In spite of all the old inventories which are being brought to light to show the existence of books and book lovers in the South, the fact remains that the Cavalier was no bookworm. He felt that a boy who had learned to ride, to shoot, and to speak the truth, had received the rudiments at least of education. Whatever he learned more than this was acquired either in the old field-school or more often from a private tutor, usually a clergyman of the Church of England. Some attempts were made by private persons to found public-schools. In 1634, Benjamin Sym devised two hundred acres of land on the Pocosan River, together with the milk and increase of eight cows, for “the maintenance of a learned, honest man, to keep, upon the said ground, a Free-School for the education of the children of Elizabeth City and Kiquotan, from Mary’s Mount downward to the Pocosan River.”
“Richard Russell in his will made July 24th, 1667, and proved December 16th, the same year, now among the records of Lower Norfolk county, declared: ‘the other pte of my Estate I give & bequeath One pte of itt unto Six of the poorest mens Children in Eliz: Riv’r, to pay for their Teaching to read & after these six are entred then if Six more comes I give a pte allsoe to Enter them in like manner.’”
In spite of private gifts, and individual effort, and public Acts of Assembly, the school system of New England did not and could not thrive at the South, because it was out of harmony with the spirit and institutions of the people. The plantations were so separated that any assembling of the children was difficult, the spirit of caste was too strong to encourage the free mingling of rich and poor, and the traditions of the Cavalier were not traditions of scholarship. The sword, not the pen, had always been the weapon of the gentleman. Montrose, and not Milton, was his hero. When Captain Smith proudly boasted that he did not sit mewed up in a library writing of other men’s exploits, but that what his sword did, his pen writ, he expressed the ideal of the Colonial Cavalier.

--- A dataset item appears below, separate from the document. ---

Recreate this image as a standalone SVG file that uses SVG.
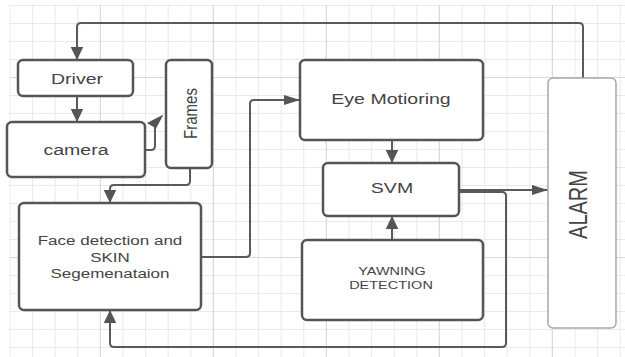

“I observe,” quoth Spotswood ironically to the Virginia Burgesses, “that the grand ruling party in your House has not furnished chairmen of two of your standing committees who can spell English or write common-sense, as the grievances under their own hand-writing will manifest.”
Ebenezer Cook in his “Voyage to Maryland,” writes with acrimonious sarcasm of “A reverend judge who, to the shame of all the Bench, could write his name.” The jest of the Sot-Weed Factor scarcely outstripped the sober truth, and a century later the general ignorance was almost as dense. Several instances are on record where the servant signed his name and the master made his mark. The cross or other conventional sign was not uncommon, and in general the letters of the names are evolved slowly and painfully, as by men more apt with the gun than with the quill.
Hugh Jones, a Fellow of William and Mary College, writes of his countrymen that, for the most part, they are only desirous of learning what is absolutely necessary, in the shortest way. To meet this peculiarity Mr. Jones states that he has designed a royal road to learning, consisting of a series of text-books embracing an Accidence to Christianity, an Accidence to the Mathematicks, and an Accidence to the English Tongue. This last is “for the use of such boys and men as have never learned Latin, and for the Benefit of the Female Sex.”